» **TO DO**: The material below includes pictures; leave them out and return only the lines between the line containing "Generate a Python" and the line containing "import numpy as np", inclusive, word for word.

» **Code that draws figures**:
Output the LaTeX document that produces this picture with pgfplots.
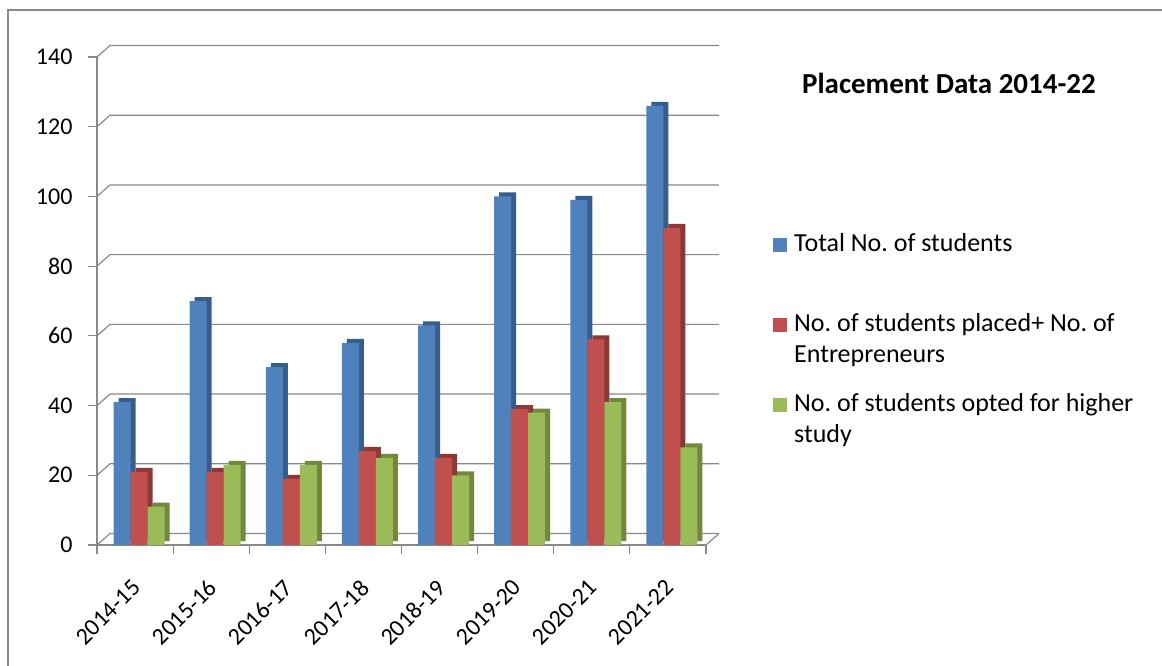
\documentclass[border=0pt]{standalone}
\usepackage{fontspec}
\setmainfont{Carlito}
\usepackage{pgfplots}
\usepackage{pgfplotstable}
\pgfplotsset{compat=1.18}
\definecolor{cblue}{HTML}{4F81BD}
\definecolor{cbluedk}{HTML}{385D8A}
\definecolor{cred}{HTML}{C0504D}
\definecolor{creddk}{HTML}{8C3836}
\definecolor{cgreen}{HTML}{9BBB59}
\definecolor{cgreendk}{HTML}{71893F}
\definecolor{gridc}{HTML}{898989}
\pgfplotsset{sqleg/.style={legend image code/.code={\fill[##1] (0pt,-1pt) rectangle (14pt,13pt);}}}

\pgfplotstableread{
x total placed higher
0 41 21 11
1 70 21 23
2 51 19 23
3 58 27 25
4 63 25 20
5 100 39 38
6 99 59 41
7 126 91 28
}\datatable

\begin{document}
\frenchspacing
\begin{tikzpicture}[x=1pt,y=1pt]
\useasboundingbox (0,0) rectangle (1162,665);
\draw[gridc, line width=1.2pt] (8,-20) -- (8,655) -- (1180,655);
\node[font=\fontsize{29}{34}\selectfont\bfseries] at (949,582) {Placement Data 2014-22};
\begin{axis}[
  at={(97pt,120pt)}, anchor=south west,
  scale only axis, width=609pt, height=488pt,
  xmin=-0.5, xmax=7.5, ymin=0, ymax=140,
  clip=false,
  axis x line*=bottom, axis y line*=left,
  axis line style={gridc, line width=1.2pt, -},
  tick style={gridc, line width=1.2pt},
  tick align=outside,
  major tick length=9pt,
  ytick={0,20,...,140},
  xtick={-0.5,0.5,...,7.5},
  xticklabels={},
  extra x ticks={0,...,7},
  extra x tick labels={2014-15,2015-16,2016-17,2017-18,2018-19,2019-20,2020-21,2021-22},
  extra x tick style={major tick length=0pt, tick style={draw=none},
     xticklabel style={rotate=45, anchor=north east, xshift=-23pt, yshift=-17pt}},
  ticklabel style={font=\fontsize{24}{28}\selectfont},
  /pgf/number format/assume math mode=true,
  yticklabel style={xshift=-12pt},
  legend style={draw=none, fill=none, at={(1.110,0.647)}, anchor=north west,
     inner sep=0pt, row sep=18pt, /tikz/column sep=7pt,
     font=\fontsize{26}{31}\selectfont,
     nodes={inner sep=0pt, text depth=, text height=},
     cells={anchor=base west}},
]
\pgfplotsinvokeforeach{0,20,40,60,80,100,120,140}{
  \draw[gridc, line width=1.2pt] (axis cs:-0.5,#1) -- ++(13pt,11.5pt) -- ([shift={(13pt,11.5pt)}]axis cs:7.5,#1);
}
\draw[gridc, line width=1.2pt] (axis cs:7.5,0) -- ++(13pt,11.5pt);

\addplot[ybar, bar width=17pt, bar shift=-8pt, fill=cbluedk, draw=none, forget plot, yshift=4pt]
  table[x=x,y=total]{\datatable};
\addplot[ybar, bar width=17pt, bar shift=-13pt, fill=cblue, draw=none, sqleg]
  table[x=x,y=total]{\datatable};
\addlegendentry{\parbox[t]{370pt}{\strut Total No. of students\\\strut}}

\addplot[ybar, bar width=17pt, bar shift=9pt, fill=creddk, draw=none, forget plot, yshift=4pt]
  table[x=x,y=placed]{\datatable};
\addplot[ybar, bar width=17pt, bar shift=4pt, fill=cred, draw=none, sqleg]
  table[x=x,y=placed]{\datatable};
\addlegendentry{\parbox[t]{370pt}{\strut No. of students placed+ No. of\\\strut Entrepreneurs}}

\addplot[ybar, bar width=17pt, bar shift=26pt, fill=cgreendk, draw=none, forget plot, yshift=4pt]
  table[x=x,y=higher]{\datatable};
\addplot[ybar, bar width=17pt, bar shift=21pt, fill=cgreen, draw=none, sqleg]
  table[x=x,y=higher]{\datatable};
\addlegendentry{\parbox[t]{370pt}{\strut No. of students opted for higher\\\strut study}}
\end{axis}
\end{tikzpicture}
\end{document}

* * *

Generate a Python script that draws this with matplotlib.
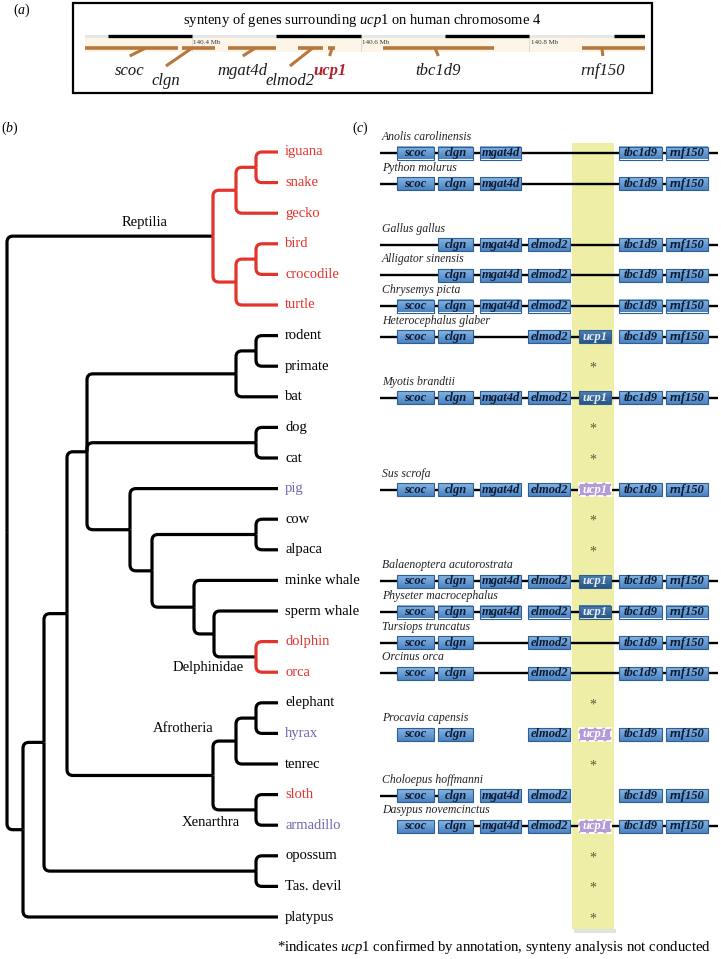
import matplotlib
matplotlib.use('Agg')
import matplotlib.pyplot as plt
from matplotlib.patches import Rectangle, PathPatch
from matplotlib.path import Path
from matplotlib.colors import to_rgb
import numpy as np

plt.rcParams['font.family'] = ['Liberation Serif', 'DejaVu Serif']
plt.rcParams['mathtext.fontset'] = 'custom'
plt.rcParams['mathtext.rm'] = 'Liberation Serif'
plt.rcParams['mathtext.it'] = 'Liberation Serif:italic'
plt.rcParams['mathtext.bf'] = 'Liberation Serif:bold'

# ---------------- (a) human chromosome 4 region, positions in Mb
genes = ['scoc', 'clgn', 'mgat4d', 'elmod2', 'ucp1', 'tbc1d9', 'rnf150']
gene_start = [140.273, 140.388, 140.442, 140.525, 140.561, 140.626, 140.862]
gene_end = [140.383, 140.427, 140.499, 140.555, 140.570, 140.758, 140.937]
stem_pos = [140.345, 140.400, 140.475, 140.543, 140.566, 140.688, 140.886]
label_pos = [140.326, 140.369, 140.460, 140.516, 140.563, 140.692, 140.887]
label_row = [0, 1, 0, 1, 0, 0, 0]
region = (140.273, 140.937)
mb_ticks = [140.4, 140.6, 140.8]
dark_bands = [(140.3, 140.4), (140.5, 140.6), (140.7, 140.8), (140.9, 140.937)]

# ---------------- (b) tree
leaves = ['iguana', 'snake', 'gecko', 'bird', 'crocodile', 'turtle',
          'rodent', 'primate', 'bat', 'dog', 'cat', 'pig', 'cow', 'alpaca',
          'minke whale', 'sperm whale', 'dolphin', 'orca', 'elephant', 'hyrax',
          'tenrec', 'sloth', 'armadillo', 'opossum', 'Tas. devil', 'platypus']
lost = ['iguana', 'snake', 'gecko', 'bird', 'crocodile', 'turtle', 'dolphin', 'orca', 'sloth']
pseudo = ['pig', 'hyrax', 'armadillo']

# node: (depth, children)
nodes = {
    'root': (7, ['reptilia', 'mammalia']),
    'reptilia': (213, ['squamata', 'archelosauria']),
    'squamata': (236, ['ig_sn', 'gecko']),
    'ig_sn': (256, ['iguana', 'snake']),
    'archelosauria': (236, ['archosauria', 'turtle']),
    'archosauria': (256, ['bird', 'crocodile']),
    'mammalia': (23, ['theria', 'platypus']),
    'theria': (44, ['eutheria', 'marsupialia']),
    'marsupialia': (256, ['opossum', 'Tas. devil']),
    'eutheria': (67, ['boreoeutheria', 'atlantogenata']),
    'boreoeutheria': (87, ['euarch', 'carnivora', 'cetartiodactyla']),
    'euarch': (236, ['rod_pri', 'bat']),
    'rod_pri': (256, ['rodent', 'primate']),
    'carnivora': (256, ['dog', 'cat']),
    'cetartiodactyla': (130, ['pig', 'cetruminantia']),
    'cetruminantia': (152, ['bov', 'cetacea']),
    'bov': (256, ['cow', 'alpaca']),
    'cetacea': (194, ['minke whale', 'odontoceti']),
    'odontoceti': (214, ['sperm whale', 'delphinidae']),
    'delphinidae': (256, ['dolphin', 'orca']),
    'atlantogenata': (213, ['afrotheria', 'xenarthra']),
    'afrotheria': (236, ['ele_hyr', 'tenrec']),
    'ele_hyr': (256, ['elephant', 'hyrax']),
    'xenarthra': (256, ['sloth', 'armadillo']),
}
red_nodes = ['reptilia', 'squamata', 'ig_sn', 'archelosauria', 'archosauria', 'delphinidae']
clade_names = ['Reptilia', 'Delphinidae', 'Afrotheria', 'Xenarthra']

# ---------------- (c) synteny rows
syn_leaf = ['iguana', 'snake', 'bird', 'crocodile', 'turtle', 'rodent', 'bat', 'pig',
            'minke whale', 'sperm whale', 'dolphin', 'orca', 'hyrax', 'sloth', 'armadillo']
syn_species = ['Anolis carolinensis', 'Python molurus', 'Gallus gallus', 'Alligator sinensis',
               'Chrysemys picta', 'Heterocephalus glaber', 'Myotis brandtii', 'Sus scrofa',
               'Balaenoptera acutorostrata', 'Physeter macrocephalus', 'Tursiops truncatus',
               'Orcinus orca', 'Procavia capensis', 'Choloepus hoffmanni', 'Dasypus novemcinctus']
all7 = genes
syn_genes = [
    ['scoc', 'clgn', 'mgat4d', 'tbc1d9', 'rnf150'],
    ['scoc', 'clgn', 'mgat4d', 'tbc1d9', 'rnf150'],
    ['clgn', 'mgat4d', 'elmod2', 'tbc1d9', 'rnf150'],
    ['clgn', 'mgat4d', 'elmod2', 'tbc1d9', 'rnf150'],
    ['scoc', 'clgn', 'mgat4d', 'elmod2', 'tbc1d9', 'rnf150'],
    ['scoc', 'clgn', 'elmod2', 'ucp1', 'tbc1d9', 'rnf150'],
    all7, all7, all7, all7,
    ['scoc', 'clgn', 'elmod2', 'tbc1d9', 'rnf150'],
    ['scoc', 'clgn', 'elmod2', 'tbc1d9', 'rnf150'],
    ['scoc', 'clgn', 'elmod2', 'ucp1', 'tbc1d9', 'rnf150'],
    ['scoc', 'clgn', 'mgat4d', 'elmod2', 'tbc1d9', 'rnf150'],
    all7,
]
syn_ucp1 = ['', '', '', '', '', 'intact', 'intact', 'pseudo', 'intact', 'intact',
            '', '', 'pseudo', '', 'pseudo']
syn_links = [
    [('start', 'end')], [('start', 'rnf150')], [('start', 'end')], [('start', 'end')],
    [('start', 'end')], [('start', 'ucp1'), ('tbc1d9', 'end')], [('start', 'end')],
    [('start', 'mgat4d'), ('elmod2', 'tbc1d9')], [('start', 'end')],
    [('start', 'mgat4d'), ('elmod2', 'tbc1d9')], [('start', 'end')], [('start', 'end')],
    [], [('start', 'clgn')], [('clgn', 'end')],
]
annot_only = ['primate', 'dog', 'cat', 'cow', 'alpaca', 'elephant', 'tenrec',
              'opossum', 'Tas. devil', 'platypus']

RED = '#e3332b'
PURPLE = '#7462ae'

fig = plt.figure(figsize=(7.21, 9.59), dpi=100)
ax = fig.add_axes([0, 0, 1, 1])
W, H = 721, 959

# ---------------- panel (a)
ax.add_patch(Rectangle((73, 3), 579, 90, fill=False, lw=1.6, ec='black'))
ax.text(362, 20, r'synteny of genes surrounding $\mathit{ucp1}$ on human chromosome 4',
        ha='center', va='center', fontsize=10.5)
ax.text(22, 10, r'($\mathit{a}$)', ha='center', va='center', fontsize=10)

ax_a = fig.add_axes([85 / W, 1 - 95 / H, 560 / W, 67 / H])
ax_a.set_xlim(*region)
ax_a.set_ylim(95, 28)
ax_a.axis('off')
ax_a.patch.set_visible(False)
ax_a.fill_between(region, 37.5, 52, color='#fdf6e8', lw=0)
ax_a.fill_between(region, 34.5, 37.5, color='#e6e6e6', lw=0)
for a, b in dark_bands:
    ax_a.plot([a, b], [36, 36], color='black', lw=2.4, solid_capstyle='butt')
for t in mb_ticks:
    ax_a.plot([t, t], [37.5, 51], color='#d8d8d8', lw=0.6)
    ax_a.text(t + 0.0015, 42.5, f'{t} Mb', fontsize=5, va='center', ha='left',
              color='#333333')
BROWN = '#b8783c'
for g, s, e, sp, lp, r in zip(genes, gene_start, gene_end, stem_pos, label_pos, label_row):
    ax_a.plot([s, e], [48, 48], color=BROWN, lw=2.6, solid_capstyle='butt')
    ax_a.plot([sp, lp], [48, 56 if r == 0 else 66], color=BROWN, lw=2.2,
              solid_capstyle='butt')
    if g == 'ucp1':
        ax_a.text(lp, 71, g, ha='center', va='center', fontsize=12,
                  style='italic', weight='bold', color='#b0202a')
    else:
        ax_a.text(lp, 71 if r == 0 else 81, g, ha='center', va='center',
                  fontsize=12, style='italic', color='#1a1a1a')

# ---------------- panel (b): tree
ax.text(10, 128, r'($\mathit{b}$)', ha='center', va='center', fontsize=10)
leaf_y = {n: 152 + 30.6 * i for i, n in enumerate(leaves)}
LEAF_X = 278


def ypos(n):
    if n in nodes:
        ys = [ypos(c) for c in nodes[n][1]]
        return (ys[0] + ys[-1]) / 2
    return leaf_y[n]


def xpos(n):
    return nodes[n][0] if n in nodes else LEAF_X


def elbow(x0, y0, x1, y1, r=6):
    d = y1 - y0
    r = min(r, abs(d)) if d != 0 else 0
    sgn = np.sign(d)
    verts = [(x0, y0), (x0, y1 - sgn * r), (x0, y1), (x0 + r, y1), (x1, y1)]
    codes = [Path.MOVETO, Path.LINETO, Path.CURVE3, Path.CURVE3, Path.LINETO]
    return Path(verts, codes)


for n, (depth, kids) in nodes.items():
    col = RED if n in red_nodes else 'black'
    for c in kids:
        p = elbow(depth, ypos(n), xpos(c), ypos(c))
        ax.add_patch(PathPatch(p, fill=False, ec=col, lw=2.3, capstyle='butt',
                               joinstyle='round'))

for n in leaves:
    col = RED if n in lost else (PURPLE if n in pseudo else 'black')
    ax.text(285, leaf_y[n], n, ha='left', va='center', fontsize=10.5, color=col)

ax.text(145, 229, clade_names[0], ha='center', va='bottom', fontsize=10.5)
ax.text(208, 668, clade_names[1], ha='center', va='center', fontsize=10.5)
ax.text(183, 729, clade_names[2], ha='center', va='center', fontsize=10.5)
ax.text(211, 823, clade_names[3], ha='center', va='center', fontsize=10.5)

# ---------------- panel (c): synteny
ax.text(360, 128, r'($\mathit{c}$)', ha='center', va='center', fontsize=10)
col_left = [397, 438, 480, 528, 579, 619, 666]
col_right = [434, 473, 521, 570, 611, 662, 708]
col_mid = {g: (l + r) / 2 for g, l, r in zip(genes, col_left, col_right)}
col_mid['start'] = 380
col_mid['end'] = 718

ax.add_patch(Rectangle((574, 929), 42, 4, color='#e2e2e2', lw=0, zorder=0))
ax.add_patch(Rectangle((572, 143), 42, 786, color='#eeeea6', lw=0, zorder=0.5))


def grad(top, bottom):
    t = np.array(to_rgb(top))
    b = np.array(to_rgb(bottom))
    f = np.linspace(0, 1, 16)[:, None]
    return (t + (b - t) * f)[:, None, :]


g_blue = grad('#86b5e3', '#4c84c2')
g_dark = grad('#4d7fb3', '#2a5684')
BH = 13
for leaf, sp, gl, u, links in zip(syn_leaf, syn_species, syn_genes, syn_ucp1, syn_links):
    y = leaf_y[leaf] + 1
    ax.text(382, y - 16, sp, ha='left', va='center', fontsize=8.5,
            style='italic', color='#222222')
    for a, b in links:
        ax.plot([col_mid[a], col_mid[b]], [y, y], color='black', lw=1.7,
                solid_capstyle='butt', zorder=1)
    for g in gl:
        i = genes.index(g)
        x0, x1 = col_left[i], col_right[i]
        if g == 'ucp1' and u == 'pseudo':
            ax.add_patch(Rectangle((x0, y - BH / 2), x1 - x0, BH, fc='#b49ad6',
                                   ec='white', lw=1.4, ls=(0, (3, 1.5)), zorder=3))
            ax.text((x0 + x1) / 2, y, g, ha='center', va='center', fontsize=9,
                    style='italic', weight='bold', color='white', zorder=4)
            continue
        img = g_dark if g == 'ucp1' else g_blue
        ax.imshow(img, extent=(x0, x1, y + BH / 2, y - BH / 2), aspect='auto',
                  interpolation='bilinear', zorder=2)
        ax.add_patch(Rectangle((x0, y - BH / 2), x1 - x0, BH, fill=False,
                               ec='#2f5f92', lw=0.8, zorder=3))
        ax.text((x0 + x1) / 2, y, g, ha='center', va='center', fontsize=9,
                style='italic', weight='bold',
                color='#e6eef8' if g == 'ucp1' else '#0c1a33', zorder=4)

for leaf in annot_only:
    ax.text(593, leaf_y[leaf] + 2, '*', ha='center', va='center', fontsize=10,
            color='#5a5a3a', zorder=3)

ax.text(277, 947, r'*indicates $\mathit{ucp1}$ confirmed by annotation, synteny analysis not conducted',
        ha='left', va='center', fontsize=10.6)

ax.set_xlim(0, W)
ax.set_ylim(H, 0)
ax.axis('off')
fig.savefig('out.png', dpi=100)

» **SOLVED EXERCISE**:
Generate a Python script that draws this with matplotlib.
import matplotlib
matplotlib.use('Agg')
import matplotlib.pyplot as plt
from matplotlib.patches import Rectangle, PathPatch
from matplotlib.path import Path
from matplotlib.colors import to_rgb
import numpy as np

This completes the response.